New World Gold's shares have increased in both price and trading volume in the past several months, ever since a man named Mark Miller filed the actions in Florida court seeking to control the company.
A day after CNBC broke the news of the criminal indictment against Miller on June 18, New World Gold issued a statement on Twitter claiming that "Mark Miller" is not affiliated with the company.
New World Gold did not say that the "Mark Miller" who was connected to that company in court filings is a different Mark Miller from the one who was indicted in Minnesota.
A number of people who follow the company on stock discussion boards pointed out that the company also did not explain why it would disclaim a connection to Mark Miller if that person was not the individual criminally charged in Minnesota.
Robert Lengeling, Miller's criminal defense lawyer in Minnesota, declined to comment, and his client did not respond to CNBC's requests for comment.
Federal prosecutors in Minnesota say Miller targeted at least four shell companies in the scheme that is the subject of the indictment against him and his co-defendants in the criminal case, Jaberian and Christopher James Rajkaran.

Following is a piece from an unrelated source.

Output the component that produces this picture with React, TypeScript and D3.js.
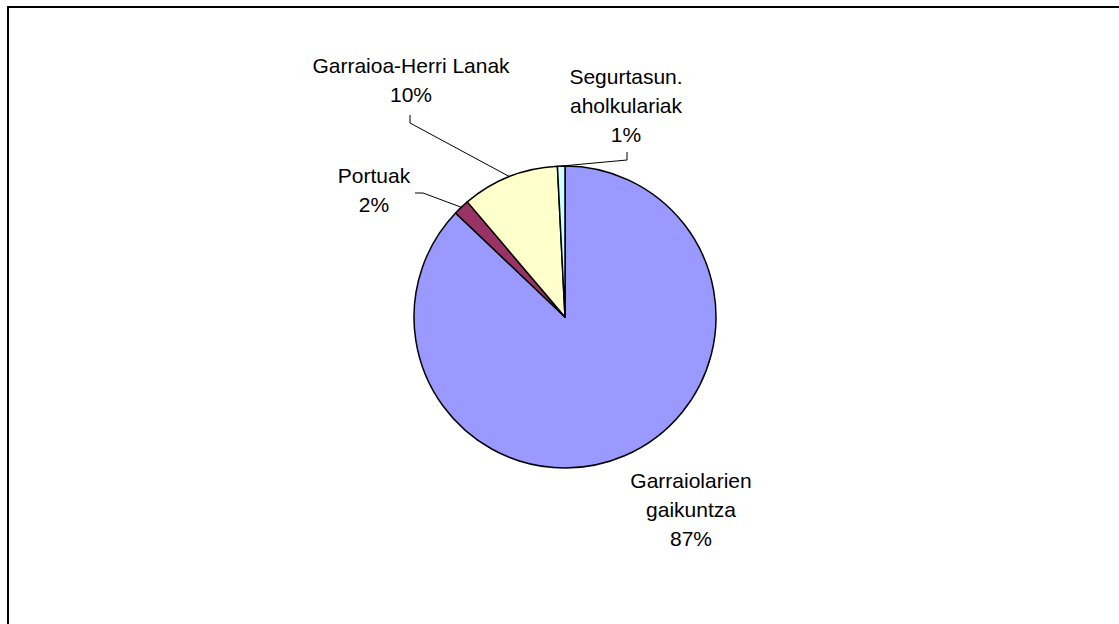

That indictment said the men allegedly used fake resignation letters from officials of the companies to seize control of the dormant companies.
They then issued false or misleading statements via press releases and social media, as well as the SEC's own EDGAR public filing system, to claim the companies had attractive new business opportunities, according to the charges.
Miller and his alleged co-conspirators bought millions of shares of these companies, often for less than a penny, then sold those shares after pumping up the stock price with their fraudulent claims, the indictment said.
Prosecutors believe Miller and his associates made hundreds of thousands of dollars in illicit profits from the alleged scheme, a spokeswoman for the U.S. Attorney's Office in Minnesota told CNBC.
The SEC, in its civil lawsuit filed June 18 against Miller alone, identified three additional penny-stock companies also believed to be similarly targeted by Miller, beyond the four identified in the criminal case. Those three companies are Bebida Beverage Company, Simulated Environment Concepts and Strategic Asset Leasing.
All seven companies, like New World Gold, had been inactive before Miller got involved with them, court filings say.
The Florida Division of Corporations database indicated that New World Gold was reinstated on that database on June 4, after having been dormant for more than five years.
The company's shares trade publicly on the over-the-counter market. New World Gold is listed by OTC Markets Group on its "Pink" platform, with a "No Information" warning. The "company may not be making material information publicly available," that warning says.
The business has no record of any SEC filings, which include a company's quarterly and annual financial statements, changes in executive positions, and other documents typically used by professionals and investors to make informed decisions about whether to buy or sell shares.
New World Gold's reappearance on the Florida state corporate database came almost four months after someone identifying himself as a Minnesota resident named Mark Miller filed a lawsuit in Florida's Palm Beach County court against New World Gold, seeking an order to hold a shareholder meeting.
A Palm Beach County judge in April granted the motion and ordered a shareholder meeting to be held on May 27, court records show.
Miller said in a June 17 court filing that during that shareholder meeting, "a motion was made to remove an existing director (who is physically incapacitated) and to have Mr. Miller elected as director."
The same filing claims shareholders voted unanimously to elect Miller as director.
New World Gold claimed in a June 11 press release that it acquired a mining business in Wyoming with access to gold and lithium. Lithium is a material used in batteries for personal electronics, as well as for electric vehicles.
A week later, on June 18, a press release claimed New World Gold had identified property in Nevada and South Dakota for mining.
The company said in a press release Friday that it had "officially acquired" a placer claim in South Dakota.
Posts on Twitter, Stocktwits, Reddit and Investors Hub referenced Miller as CEO of New World Gold.
"$NWGC power hour definitely still at a buy I bought some more off this little dip!! I have trust in the new CEO Mark Miller," one Twitter user said on June 1.
"I think we get a lithium announcement with $nwgc," another user tweeted on June 3.
"I followed the CEO on twitter Mark Miller ... I expect him to drop BOMBS tomorrow!!!"
But the company tweeted on June 4 that it appointed Ohio lawyer Bob Honigford as its CEO and director.
A search for Honigford in the SEC documents database returns no results. He did not respond to requests for comment by CNBC.
"So, no Mark Miller....," a user said in a Reddit forum called NWGCShareholders.
"This is terrible news," another user chimed in.
"Mark was the guy to get investor attention and reinstatement. Bob actually does business in the field," a different user said in the same thread.
New World Gold's stock price peaked on June 3 at around 4 cents.
But by Friday it was trading at less than a penny. That still was more than 8,000% higher than its 52-week low in December, before Miller's lawsuit.
The 30-day average trading volume of New World Gold shares is more than 146 million shares changing hands per day.
Following CNBC's reporting on Miller's indictment, New World Gold tweeted that Miller was not connected to the company, despite claims to the contrary in the Palm Beach County complaint.
"Miller has no control over Corporate activity or news releases, and he is NOT involved with the future expansion of Operations," New World Gold tweeted on June 19.
David Rothstein, the lawyer representing Mark Miller in the Palm Beach County court lawsuit involving New World Gold, likewise did not respond to a request for comment.
CNBC could not reach New World Gold at the email address listed on its press releases.
The SEC did not respond to CNBC's requests for comment.